New York

Issy Wood, Relapsing in2 mysticism, 2019, oil on velvet, 39 1⁄2 × 23 1⁄2".

Issy Wood, Relapsing in2 mysticism, 2019, oil on velvet, 39 1⁄2 × 23 1⁄2".

Issy Wood

JTT

Somewhere between realism and surrealism sits a distinctively uncomfortable yet curiously seductive pictorial mode I call perverted realism. It draws on traditional, even ostentatiously conventional representational styles in order to estrange them, but without resorting to the overtly self-contradictory strategies of, say, René Magritte, or the blatantly subjective grotesquerie one finds in the work of an Ivan Albright. Painting of this sort is almost by definition dark in temperament. But much of it is chromatically dark, too, conjuring spaces full of shadow and murk. Think of Michaël Borremans, an established representative of this mode, thanks to his cultivation of an ominous, disquieting tone. It’s easy for this kind of art to go wrong, dependent as it is on a precise sensitivity to the correct ratio between the banal and the sinister. But it seems to respond to the present recrudescence of all-encompassing anxiety: Different from the existential angst of the postwar period—that consciousness of the void underlying being itself—today’s version is a more pragmatic apprehension of the incalculable multiplicity of threats stemming from any number of apparently unrelated but equally unavoidable conditions, ranging from surveillance capitalism and climate change to transmutations in the cultural structures of identity.
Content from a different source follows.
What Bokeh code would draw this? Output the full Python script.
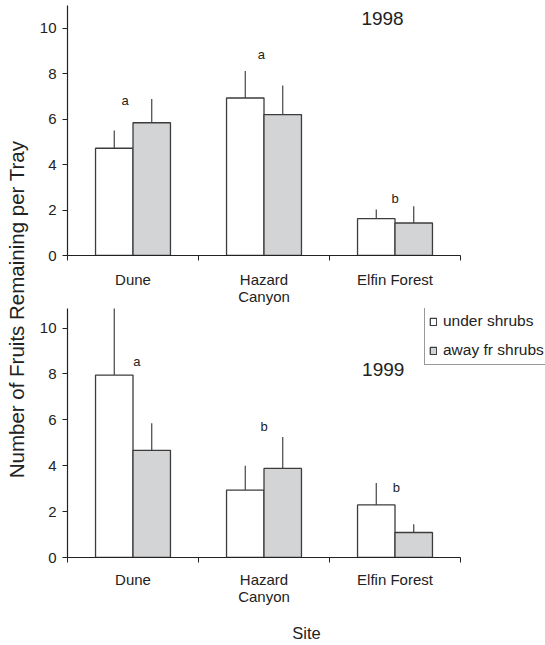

In this atmosphere of malaise—and amid a general efflorescence of figurative painting—a perverted realism has become an appealing stylistic choice, but it seems to come to few practitioners as naturally as it does to Issy Wood, a twentysomething London-based painter who recently had her New York solo debut with “daughterproof,” which included nine paintings plus a sculptural ensemble consisting of painted clothing (coat, trousers, boots) distributed throughout gallery. Her touch might read as tentative at first: Fluttery, smudge-like brushstrokes seem to just gradually coax the depicted volumes and surfaces into existence—but it’s an existence that’s ever so slightly vague and blurry, as if a strong wind could disperse it.

The paintings are most convincing when they offer the least encouragement to interpretation. For instance, a spatially disorienting, cropped view of a car’s steering wheel, gearshift, and door (Car interior / the sack) or a weakly gleaming set of knight’s armor (Relapsing in2 mysticism, both works 2019), suggest no easy allegories. You have to look at them as they are, in their inherent oddity—which is amplified by the unusual surfaces Wood has employed: The former work is painted on burlap, with the result that her depiction appears gauzy, indistinct; the latter is on black velvet, which the artist uses to tone down the gleam of the armor. If you go on to brood about why your wheels get you nowhere, or how a paladin’s metal carapace might offer false security, that’s your business.

Wood’s reticent but not particularly refined marks might seem to cast doubt on the substantial reality of what she chooses to paint. But the more time one spends with these pictures, the more aware one becomes of the underlying aggressiveness with which Wood buttonholes her subjects; she’s actually no more hesitant in tackling her imagery than a cat is shy about dealing the coup de grâce to a mouse it’s tormenting. Whatever you think you see in these paintings, it’s probably what Wood’s own lyrical prose, offered in lieu of a press release, calls a “funhouse reflection, actual reflection but not too much.”